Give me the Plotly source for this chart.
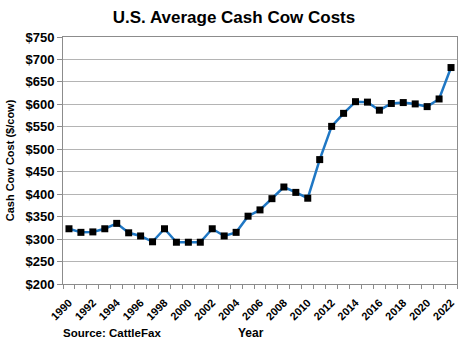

━━━━━━━━━━━━━━━━

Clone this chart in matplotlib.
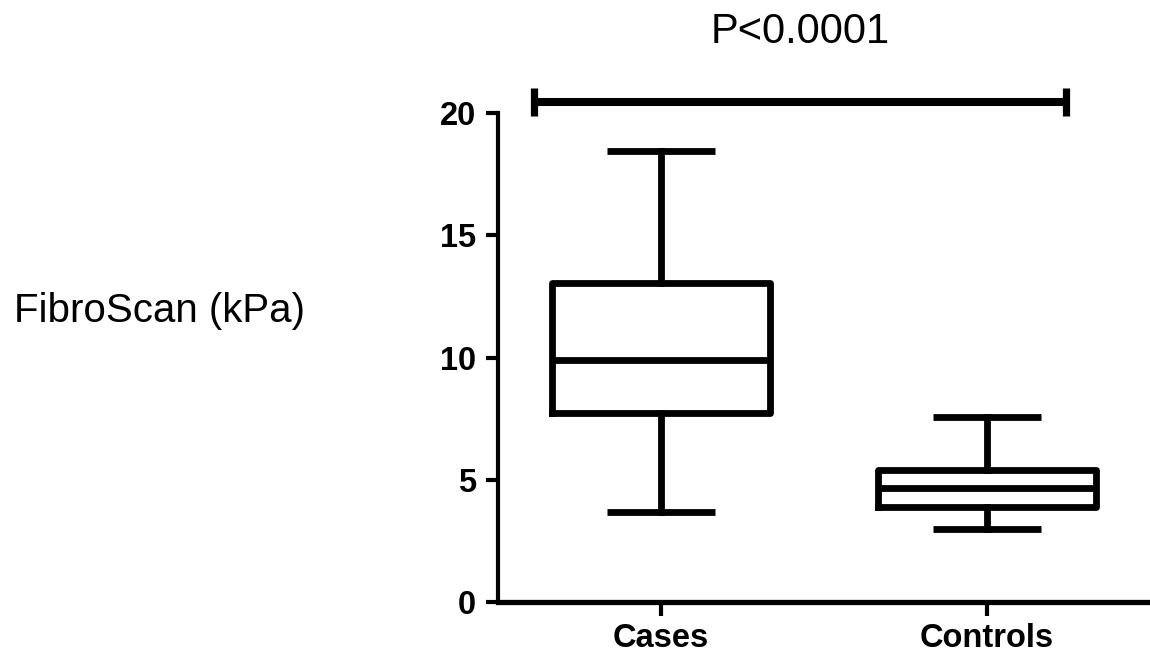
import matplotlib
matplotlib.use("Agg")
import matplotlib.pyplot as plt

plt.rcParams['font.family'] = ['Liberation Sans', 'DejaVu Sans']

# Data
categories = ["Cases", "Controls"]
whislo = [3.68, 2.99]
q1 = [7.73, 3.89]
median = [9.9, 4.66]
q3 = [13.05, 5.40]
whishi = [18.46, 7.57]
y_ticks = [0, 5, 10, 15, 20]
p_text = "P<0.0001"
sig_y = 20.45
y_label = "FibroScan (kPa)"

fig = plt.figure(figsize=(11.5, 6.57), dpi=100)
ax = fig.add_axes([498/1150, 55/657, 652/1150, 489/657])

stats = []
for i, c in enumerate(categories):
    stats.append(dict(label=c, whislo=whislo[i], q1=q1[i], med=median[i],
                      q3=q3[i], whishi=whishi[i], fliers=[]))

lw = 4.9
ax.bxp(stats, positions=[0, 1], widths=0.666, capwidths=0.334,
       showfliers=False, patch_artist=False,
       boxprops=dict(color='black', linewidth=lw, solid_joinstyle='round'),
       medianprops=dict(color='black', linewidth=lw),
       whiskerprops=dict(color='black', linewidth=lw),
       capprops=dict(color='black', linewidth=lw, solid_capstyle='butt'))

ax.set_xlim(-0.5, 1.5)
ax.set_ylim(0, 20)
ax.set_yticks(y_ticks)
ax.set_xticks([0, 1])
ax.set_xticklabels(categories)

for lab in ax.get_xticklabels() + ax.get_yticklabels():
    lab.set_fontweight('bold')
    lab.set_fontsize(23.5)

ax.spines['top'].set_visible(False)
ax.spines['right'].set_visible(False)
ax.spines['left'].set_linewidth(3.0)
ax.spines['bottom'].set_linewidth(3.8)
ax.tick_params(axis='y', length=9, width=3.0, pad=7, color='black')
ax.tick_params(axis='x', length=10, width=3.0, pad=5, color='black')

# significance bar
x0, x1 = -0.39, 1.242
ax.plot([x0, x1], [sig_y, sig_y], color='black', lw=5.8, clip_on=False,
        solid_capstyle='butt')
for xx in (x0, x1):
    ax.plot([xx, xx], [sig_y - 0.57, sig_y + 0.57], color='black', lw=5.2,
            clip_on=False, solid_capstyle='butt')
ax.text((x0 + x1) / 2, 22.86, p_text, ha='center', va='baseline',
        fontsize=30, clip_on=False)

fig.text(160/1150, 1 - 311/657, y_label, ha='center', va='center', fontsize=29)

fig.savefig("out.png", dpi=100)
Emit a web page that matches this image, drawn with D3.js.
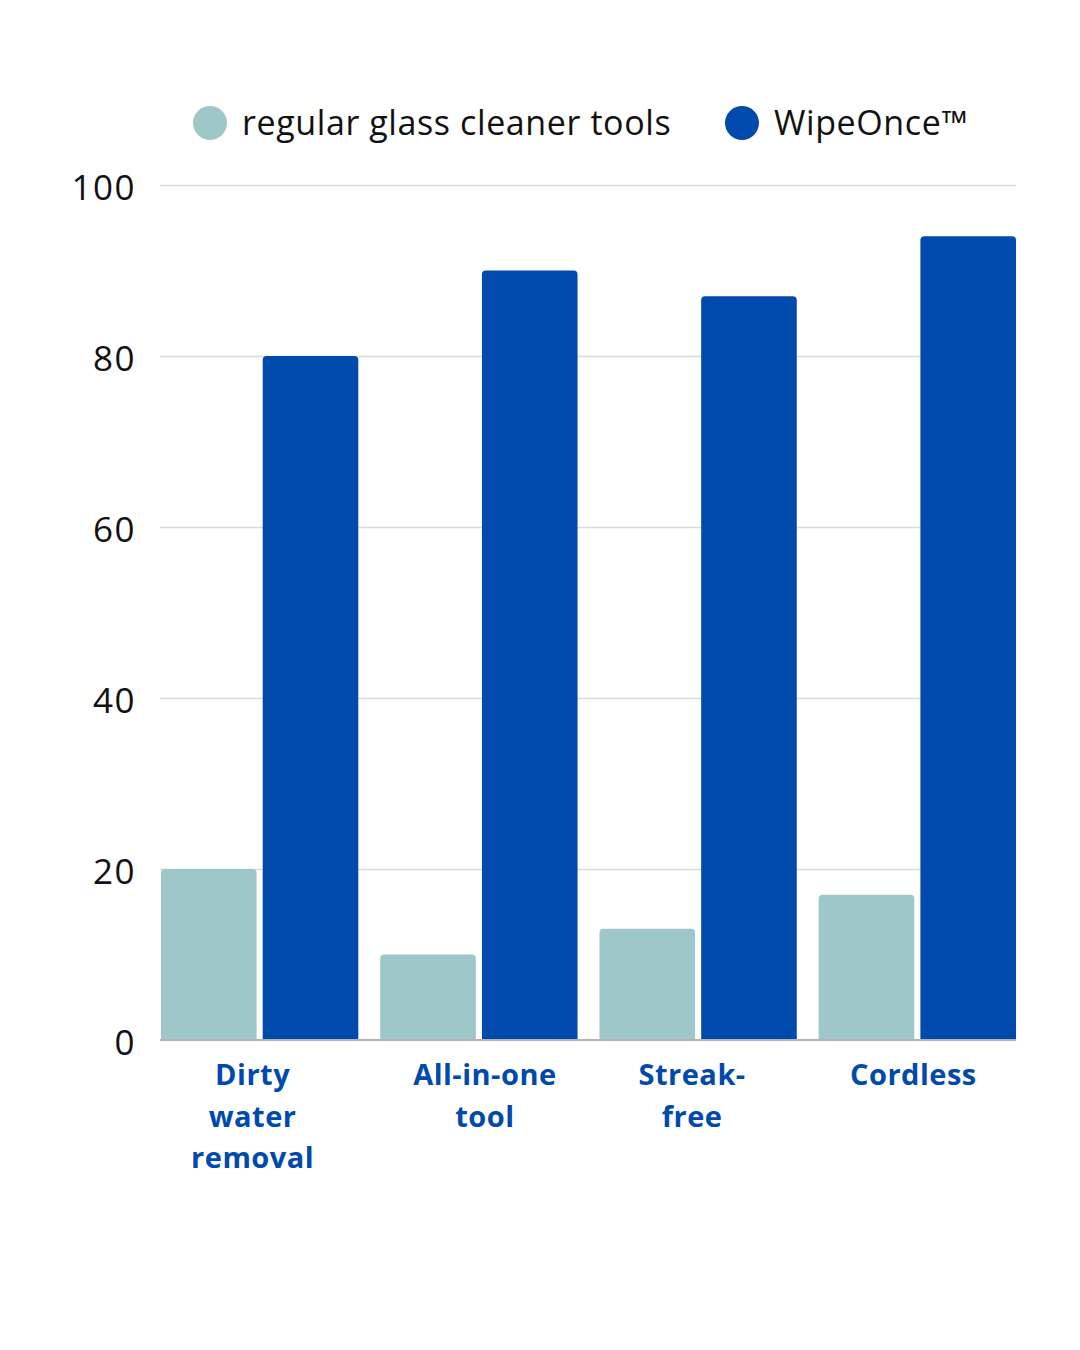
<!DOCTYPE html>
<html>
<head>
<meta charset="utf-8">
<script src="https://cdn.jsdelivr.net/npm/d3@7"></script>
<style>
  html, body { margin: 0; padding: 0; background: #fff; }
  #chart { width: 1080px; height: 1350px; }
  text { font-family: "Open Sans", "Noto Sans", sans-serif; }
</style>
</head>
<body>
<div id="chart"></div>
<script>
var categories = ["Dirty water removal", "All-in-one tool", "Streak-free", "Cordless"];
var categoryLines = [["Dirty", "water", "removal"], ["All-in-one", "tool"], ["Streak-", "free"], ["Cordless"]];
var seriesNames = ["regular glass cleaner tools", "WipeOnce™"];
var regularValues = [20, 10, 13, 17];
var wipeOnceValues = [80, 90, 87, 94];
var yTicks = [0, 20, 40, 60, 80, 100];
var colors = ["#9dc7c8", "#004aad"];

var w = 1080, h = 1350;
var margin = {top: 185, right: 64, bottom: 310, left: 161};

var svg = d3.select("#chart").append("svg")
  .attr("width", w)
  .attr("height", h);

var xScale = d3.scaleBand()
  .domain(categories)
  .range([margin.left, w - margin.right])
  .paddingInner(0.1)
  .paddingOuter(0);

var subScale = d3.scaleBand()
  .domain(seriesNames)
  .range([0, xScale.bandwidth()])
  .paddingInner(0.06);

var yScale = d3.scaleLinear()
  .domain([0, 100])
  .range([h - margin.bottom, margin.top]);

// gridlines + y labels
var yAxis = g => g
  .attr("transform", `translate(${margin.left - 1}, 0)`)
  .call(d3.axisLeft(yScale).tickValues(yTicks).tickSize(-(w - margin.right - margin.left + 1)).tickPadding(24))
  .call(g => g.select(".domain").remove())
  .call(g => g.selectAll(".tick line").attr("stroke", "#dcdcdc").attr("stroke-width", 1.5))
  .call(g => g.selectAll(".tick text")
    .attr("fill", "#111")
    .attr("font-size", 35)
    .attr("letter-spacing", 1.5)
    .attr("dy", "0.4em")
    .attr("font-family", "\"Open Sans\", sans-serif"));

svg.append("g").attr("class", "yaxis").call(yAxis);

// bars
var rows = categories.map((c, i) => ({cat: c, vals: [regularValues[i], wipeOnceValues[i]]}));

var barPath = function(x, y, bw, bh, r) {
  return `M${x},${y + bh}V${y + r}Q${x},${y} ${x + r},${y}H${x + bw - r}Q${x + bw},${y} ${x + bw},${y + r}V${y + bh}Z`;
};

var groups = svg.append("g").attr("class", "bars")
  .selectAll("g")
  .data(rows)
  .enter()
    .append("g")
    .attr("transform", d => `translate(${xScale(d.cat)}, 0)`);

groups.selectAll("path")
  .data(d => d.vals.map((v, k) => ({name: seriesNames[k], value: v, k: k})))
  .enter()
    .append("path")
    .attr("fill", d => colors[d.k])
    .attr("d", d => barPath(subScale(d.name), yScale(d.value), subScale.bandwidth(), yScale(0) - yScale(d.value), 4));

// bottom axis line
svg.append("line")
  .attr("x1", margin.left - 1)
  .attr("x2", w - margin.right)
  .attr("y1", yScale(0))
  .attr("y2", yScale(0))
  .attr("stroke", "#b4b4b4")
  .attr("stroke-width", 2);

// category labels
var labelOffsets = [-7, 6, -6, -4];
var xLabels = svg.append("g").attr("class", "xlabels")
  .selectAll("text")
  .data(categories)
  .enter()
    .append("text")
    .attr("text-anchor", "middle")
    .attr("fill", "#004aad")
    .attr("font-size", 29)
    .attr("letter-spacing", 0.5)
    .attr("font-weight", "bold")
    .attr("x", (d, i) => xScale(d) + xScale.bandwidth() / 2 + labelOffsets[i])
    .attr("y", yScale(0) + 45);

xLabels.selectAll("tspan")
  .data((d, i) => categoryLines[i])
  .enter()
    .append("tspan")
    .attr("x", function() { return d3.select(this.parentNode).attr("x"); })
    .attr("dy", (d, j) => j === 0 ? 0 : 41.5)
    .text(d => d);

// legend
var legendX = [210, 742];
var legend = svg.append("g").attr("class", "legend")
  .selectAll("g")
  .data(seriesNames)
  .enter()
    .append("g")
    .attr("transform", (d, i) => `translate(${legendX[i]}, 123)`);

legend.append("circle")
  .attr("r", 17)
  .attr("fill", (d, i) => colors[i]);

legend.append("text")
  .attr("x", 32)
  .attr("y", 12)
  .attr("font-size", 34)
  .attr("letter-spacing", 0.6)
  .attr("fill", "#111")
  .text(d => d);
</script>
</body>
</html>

━━━━━━━━━━━━━━━━

What to work on =
Only the lines from the one with "Emit a web page" through the one with "var rows = categories.map((c, i)" belong in your copy; retype them exactly and drop any pictures.

Result of the task =
Emit a web page that matches this image, drawn with D3.js.
<!DOCTYPE html>
<html>
<head>
<meta charset="utf-8">
<script src="https://cdn.jsdelivr.net/npm/d3@7"></script>
<style>
  html, body { margin: 0; padding: 0; background: #fff; }
  #chart { width: 1080px; height: 1350px; }
  text { font-family: "Open Sans", "Noto Sans", sans-serif; }
</style>
</head>
<body>
<div id="chart"></div>
<script>
var categories = ["Dirty water removal", "All-in-one tool", "Streak-free", "Cordless"];
var categoryLines = [["Dirty", "water", "removal"], ["All-in-one", "tool"], ["Streak-", "free"], ["Cordless"]];
var seriesNames = ["regular glass cleaner tools", "WipeOnce™"];
var regularValues = [20, 10, 13, 17];
var wipeOnceValues = [80, 90, 87, 94];
var yTicks = [0, 20, 40, 60, 80, 100];
var colors = ["#9dc7c8", "#004aad"];

var w = 1080, h = 1350;
var margin = {top: 185, right: 64, bottom: 310, left: 161};

var svg = d3.select("#chart").append("svg")
  .attr("width", w)
  .attr("height", h);

var xScale = d3.scaleBand()
  .domain(categories)
  .range([margin.left, w - margin.right])
  .paddingInner(0.1)
  .paddingOuter(0);

var subScale = d3.scaleBand()
  .domain(seriesNames)
  .range([0, xScale.bandwidth()])
  .paddingInner(0.06);

var yScale = d3.scaleLinear()
  .domain([0, 100])
  .range([h - margin.bottom, margin.top]);

// gridlines + y labels
var yAxis = g => g
  .attr("transform", `translate(${margin.left - 1}, 0)`)
  .call(d3.axisLeft(yScale).tickValues(yTicks).tickSize(-(w - margin.right - margin.left + 1)).tickPadding(24))
  .call(g => g.select(".domain").remove())
  .call(g => g.selectAll(".tick line").attr("stroke", "#dcdcdc").attr("stroke-width", 1.5))
  .call(g => g.selectAll(".tick text")
    .attr("fill", "#111")
    .attr("font-size", 35)
    .attr("letter-spacing", 1.5)
    .attr("dy", "0.4em")
    .attr("font-family", "\"Open Sans\", sans-serif"));

svg.append("g").attr("class", "yaxis").call(yAxis);

// bars
var rows = categories.map((c, i) => ({cat: c, vals: [regularValues[i], wipeOnceValues[i]]}));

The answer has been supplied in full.